Neena Verma (neena.verma@cooper.edu) is a practicing architect, teacher and writer (and former attorney) based in New York City. Neena’s work has appeared broadly, most recently in Urban Omnibus; she is currently writing a novel. She is the Architecture Writing Fellow and an Instructor at The Irwin S. Chanin School of Architecture at The Cooper Union, Part-time Faculty at The School of Constructed Environments at Parsons The New School, and Principal of an eponymous practice.
Hindley Wang (Wenjia) (hindley.wang@cooper.edu) (she/her/hers) is a bilingual writer/critic and curator from Shanghai, based in New York. She obtained her M.A. in Art History from University of Chicago in 2022, and B.A. in Art History and Political Science from Vassar College, NY. Her academic research focused on the interdisciplinary discourse of “death” in the making of museum and conceptual art, through the works of Chris Marker, Huang Yongping and Adorno. Her essays and criticism are published in frieze magazine, e-flux criticism, Flash Art International, artnet etc. Her curatorial work explores decolonial feminism and neoliberal world order. She loves her interviews with artists. Previously, she worked for the artist Xu Bing in New York as his studio manager and translator.
Buck Wanner (buck.wanner@cooper.edu) studies Dance History and completed his Ph.D. in Theatre and Performance at Columbia University. He performs, choreographs, and writes about contemporary experimental dance, and has previously edited Movement Research Performance Journal, Culturebot, and the American Realness catalog READING.

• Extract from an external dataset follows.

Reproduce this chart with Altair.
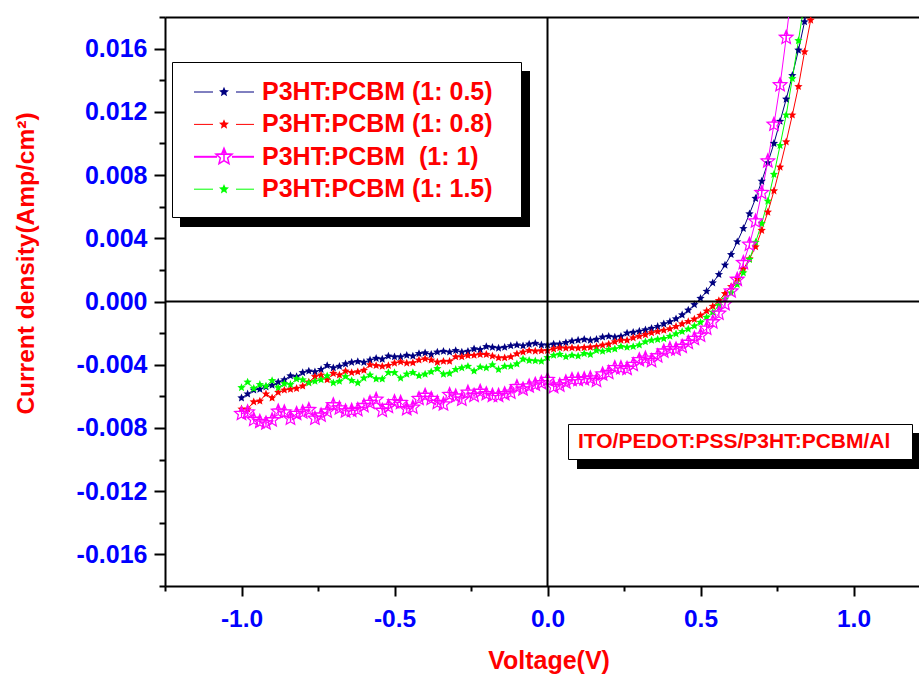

Leonora Zoninsein (leonora.zoninsein@cooper.edu) is a researcher and artist with a Ph.D. in Human Geography from UC Berkeley. She has an MSc in Water Science, Policy and Management from the University of Oxford, and a B.A. in Literary Arts from Brown University. She writes at the intersection of the History of Science, Environmental Philosophy and Post-Colonial Natures, and her book manuscript, How a Whale Becomes a Molecule: A Geography of Modern Olfaction, explores how the production of notions of essence shape political atmospheres today. She makes signature and conceptual scents through her perfume studio, Night Air.